Both metrics elbow angle and wrist speed are plotted as live graphs on a 420-pixel analytics panel on the right side of the video. The graphs are drawn using pure OpenCV with grid lines, y-axis labels, and filled area under the curve.

  final output

Results

The system achieves a 99.6% detection rate across 517 frames. Only 2 frames are missed both during extreme motion blur where the wrist is genuinely not visible.

Metric Result
Model YOLOv8x-Pose
Training Frames 85
Validation Frames 11
Best Epoch 55
Pose mAP50 99.5%
Detection Rate 99.6%

Real-World Applications

Coaching and Performance Analytics Wrist speed and arm trajectory data gives coaches objective metrics to compare deliveries and identify technique inefficiencies across sessions.

Broadcast Enhancement The motion trail and HUD overlay can be applied to live broadcast feeds, giving viewers the same biomechanical insight currently only available in post-match analysis.

Injury Prevention Monitoring elbow angle changes across training sessions can detect early signs of stress injury before they become serious problems.

Conclusion

This project shows that professional-grade biomechanics analysis does not need a lab or expensive equipment. Three key points, a fine-tuned pose model, and a custom inference pipeline are enough to extract real, meaningful data from any bowling video.

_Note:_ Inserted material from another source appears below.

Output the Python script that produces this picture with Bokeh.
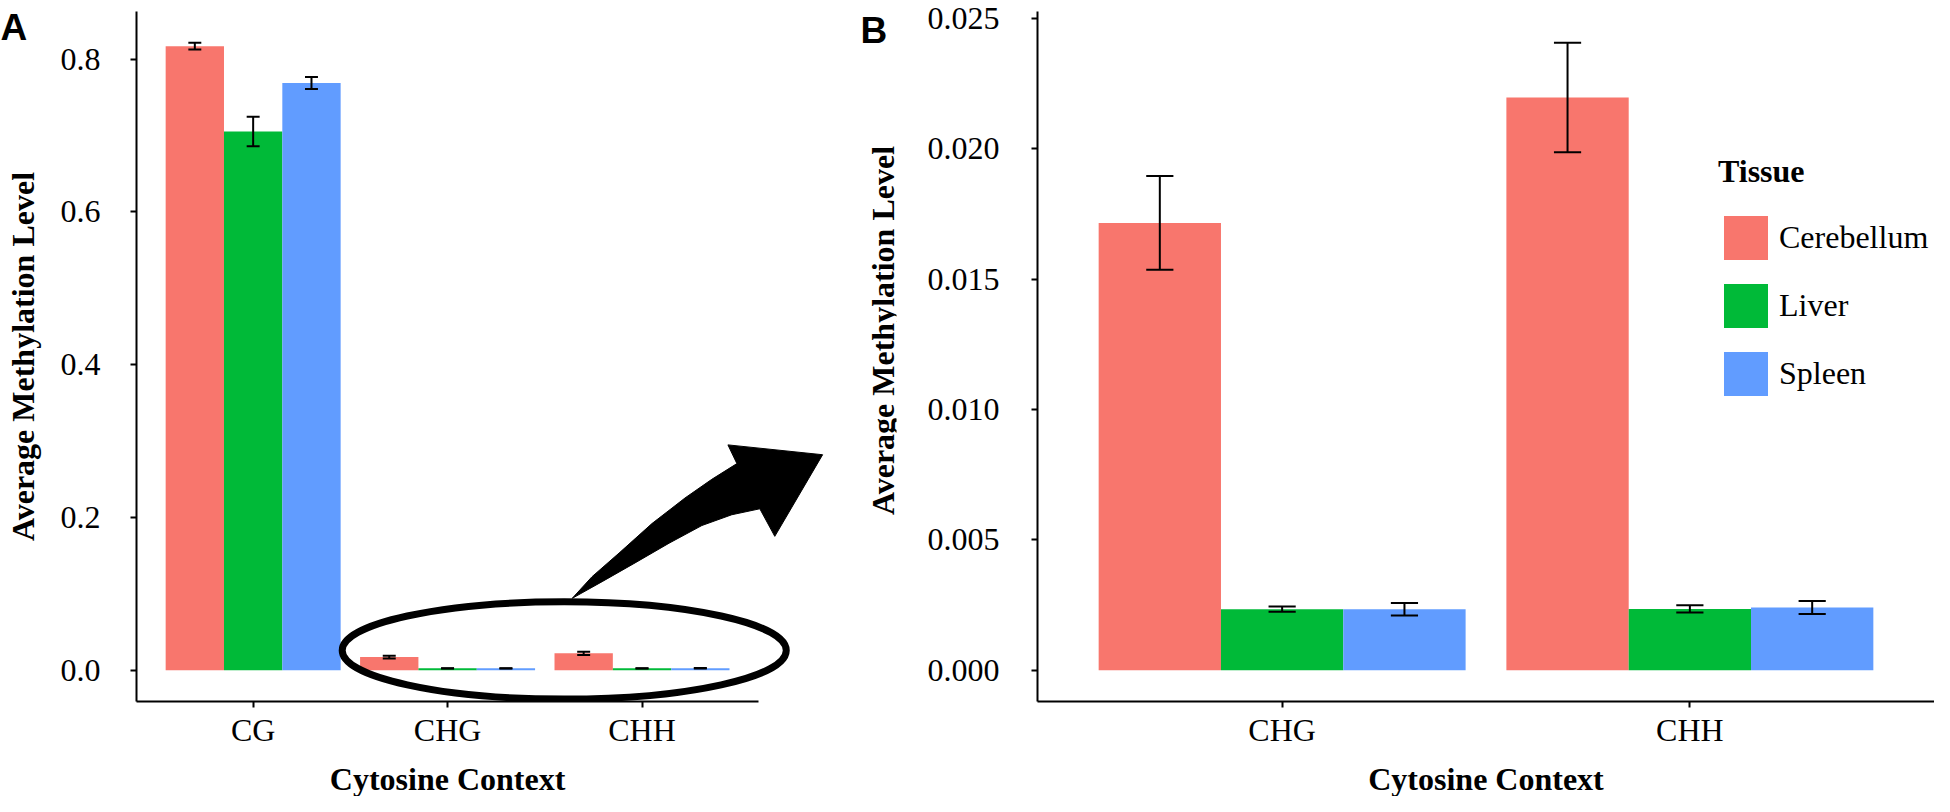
import math
from bokeh.plotting import figure
from bokeh.models import (FixedTicker, PrintfTickFormatter, Label, Legend,
                          LegendItem, ColumnDataSource)
from bokeh.layouts import row
from bokeh.embed import file_html
from bokeh.resources import INLINE

# ---------------- data ----------------
contexts = ["CG", "CHG", "CHH"]
tissues = ["Cerebellum", "Liver", "Spleen"]
colors = ["#F8766D", "#00BA38", "#619CFF"]

cerebellum = [0.8172, 0.01716, 0.02197]
cerebellum_err = [0.0043, 0.0018, 0.0021]
liver = [0.7054, 0.00234, 0.00235]
liver_err = [0.0193, 0.00010, 0.00014]
spleen = [0.7690, 0.00234, 0.00240]
spleen_err = [0.0078, 0.00024, 0.00025]

a_ticks = [0.0, 0.2, 0.4, 0.6, 0.8]
b_ticks = [0.000, 0.005, 0.010, 0.015, 0.020, 0.025]

# annotation shapes (panel A data units): zoom ellipse and curved arrow
ellipse_center = (2.600, 0.0258)
ellipse_size = (2.284, 0.1275)
arrow_x = [2.641, 2.743, 2.882, 3.051, 3.221, 3.359, 3.488, 3.442, 3.929,
           3.683, 3.606, 3.462, 3.308, 3.139, 2.964, 2.795]
arrow_y = [0.0940, 0.1224, 0.1533, 0.1919, 0.2254, 0.2499, 0.2705, 0.2950,
           0.2821, 0.1752, 0.2113, 0.2035, 0.1894, 0.1662, 0.1404, 0.1159]

values = [cerebellum, liver, spleen]
errors = [cerebellum_err, liver_err, spleen_err]

FONT = "Liberation Serif"
DODGE = 0.9
BAR_W = DODGE / 3
CAP_W = 0.2 / 3
H = 796
Y_TITLE = "Average Methylation Level"
X_TITLE = "Cytosine Context"


def yrange(ctx_idx):
    m = max(values[k][i] + errors[k][i] for k in range(3) for i in ctx_idx)
    return (-0.05 * m, 1.05 * m)


def style_axis(ax):
    ax.axis_line_width = 2
    ax.axis_line_color = "black"
    ax.major_tick_line_width = 2
    ax.major_tick_line_color = "black"
    ax.major_tick_out = 6
    ax.major_tick_in = 0
    ax.minor_tick_line_color = None
    ax.major_label_text_font = FONT
    ax.major_label_text_font_size = "32px"
    ax.major_label_text_color = "black"
    ax.axis_label_text_font = FONT
    ax.axis_label_text_font_size = "32px"
    ax.axis_label_text_font_style = "bold"
    ax.axis_label_text_color = "black"


def style(p, ylab_standoff, ytitle_standoff, ytitle):
    p.xgrid.visible = False
    p.ygrid.visible = False
    p.outline_line_color = None
    p.background_fill_color = "white"
    p.border_fill_color = "white"
    style_axis(p.xaxis[0])
    style_axis(p.yaxis[0])
    p.xaxis[0].major_label_standoff = 4
    p.yaxis[0].major_label_standoff = ylab_standoff
    p.yaxis[0].axis_label_standoff = ytitle_standoff
    if ytitle:
        p.yaxis[0].axis_label = Y_TITLE


def x_title(x):
    # x-axis title as a side-panel label so it can sit centred under the
    # bounded axis and low, as in the original figure
    return Label(x=x, y=778, x_units="canvas", y_units="canvas", text=X_TITLE,
                 text_font=FONT, text_font_size="32px", text_font_style="bold",
                 text_color="black", text_align="center", text_baseline="middle")


def draw(p, ctx_idx):
    rends = []
    pos = list(range(1, len(ctx_idx) + 1))
    for k in range(3):
        xs = [x + (k - 1) * BAR_W for x in pos]
        v = [values[k][i] for i in ctx_idx]
        e = [errors[k][i] for i in ctx_idx]
        src = ColumnDataSource(dict(
            x=xs, top=v,
            lo=[a - b for a, b in zip(v, e)],
            hi=[a + b for a, b in zip(v, e)],
            cl=[x - CAP_W / 2 for x in xs],
            cr=[x + CAP_W / 2 for x in xs]))
        r = p.vbar(x="x", top="top", bottom=0, width=BAR_W, source=src,
                   fill_color=colors[k], line_color=None)
        rends.append(r)
        p.segment(x0="x", x1="x", y0="lo", y1="hi", source=src,
                  line_color="black", line_width=2)
        p.segment(x0="cl", x1="cr", y0="hi", y1="hi", source=src,
                  line_color="black", line_width=2)
        p.segment(x0="cl", x1="cr", y0="lo", y1="lo", source=src,
                  line_color="black", line_width=2)
    p.xaxis[0].ticker = FixedTicker(ticks=pos, minor_ticks=[])
    p.xaxis[0].major_label_overrides = {x: contexts[i] for x, i in zip(pos, ctx_idx)}
    return rends


def panel_tag(text, x, y):
    return Label(x=x, y=y, x_units="canvas", y_units="canvas", text=text,
                 text_font="Liberation Sans", text_font_style="bold",
                 text_font_size="37px", text_align="left",
                 text_baseline="alphabetic", text_color="black")


WA = 924
WB = 1934 - WA
B_FRAME_LEFT = 1037 - WA
A_LEFT = 136
A_RIGHT = 28
A_XR = (0.4, 4.309)

# ---------------- panel A ----------------
# A's frame is extended (invisibly) to the right so that the arrow, the "B"
# tag and panel B's y title can be drawn on this canvas; its axis is bounded.
a_idx = [0, 1, 2]
pA = figure(width=WA, height=H, x_range=A_XR, y_range=yrange(a_idx),
            output_backend="svg", toolbar_location=None,
            min_border_left=A_LEFT, min_border_right=A_RIGHT,
            min_border_top=2, min_border_bottom=95)
style(pA, 30, 17, True)
draw(pA, a_idx)
pA.xaxis[0].bounds = (0.4, 3.6)
pA.yaxis[0].ticker = FixedTicker(ticks=a_ticks, minor_ticks=[])
pA.yaxis[0].formatter = PrintfTickFormatter(format="%.1f")
pA.ellipse(x=[ellipse_center[0]], y=[ellipse_center[1]],
           width=[ellipse_size[0]], height=[ellipse_size[1]],
           fill_color=None, line_color="black", line_width=7)
pA.patch(arrow_x, arrow_y, fill_color="black", line_color="black", line_width=1)

a_unit = (WA - A_LEFT - A_RIGHT) / (A_XR[1] - A_XR[0])
a_axis_mid = A_LEFT + (2.0 - A_XR[0]) * a_unit
pA.add_layout(x_title(a_axis_mid), "below")
pA.add_layout(panel_tag("A", 0, 27), "right")
pA.add_layout(panel_tag("B", 860, 30))
pA.add_layout(Label(x=882, y=330, x_units="canvas", y_units="canvas",
                    text=Y_TITLE, angle=math.pi / 2, angle_units="rad",
                    text_font=FONT, text_font_size="32px",
                    text_font_style="bold", text_color="black",
                    text_align="center", text_baseline="middle"))

# ---------------- panel B ----------------
b_idx = [1, 2]
pB = figure(width=WB, height=H, x_range=(0.4, 2.6), y_range=yrange(b_idx),
            output_backend="svg", toolbar_location=None,
            min_border_left=B_FRAME_LEFT, min_border_right=0,
            min_border_top=11, min_border_bottom=95)
style(pB, 32, 0, False)
rb = draw(pB, b_idx)
pB.yaxis[0].ticker = FixedTicker(ticks=b_ticks, minor_ticks=[])
pB.yaxis[0].formatter = PrintfTickFormatter(format="%.3f")
pB.add_layout(x_title(B_FRAME_LEFT + (WB - B_FRAME_LEFT) / 2), "below")
legend = Legend(items=[LegendItem(label=t, renderers=[r]) for t, r in zip(tissues, rb)],
                location=(681, 300), title="Tissue",
                title_text_font=FONT, title_text_font_size="32px",
                title_text_font_style="bold", title_text_color="black",
                title_standoff=20,
                label_text_font=FONT, label_text_font_size="32px",
                label_text_color="black",
                glyph_width=55, glyph_height=55, spacing=13, label_standoff=6,
                padding=0, margin=0, border_line_color=None,
                background_fill_alpha=0)
pB.add_layout(legend)

layout = row(pA, pB)
open("out.html", "w").write(file_html(layout, INLINE))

By combining Labellerr annotation with YOLOv8x-Pose fine-tuning, this pipeline turns raw broadcast footage into a data-rich analytics tool. It improves coaching insights, supports official action reviews, and represents a practical step forward in sports computer vision.

FAQs

Q1. How does YOLOv8x-Pose detect bowling arm keypoints from a video?

YOLOv8x-Pose is trained on annotated frames where keypoints such as shoulder, elbow, and wrist are labeled. During inference, the model predicts these keypoints in every frame, enabling the system to track arm motion, calculate elbow angles, and measure wrist speed automatically.

Q2. Why are only three keypoints used for cricket bowling biomechanics analysis?

The shoulder, elbow, and wrist are sufficient to model the bowling arm’s motion. With these three points, the system can calculate elbow joint angles, track the wrist trajectory, and estimate wrist speed without requiring full-body pose detection.

Q3. Can this biomechanics analysis system work with normal broadcast cricket videos?

Yes. The system is designed to work with standard broadcast or recorded videos. It does not require motion capture sensors or specialized hardware, making it practical for coaching analysis, research, and broadcast enhancement.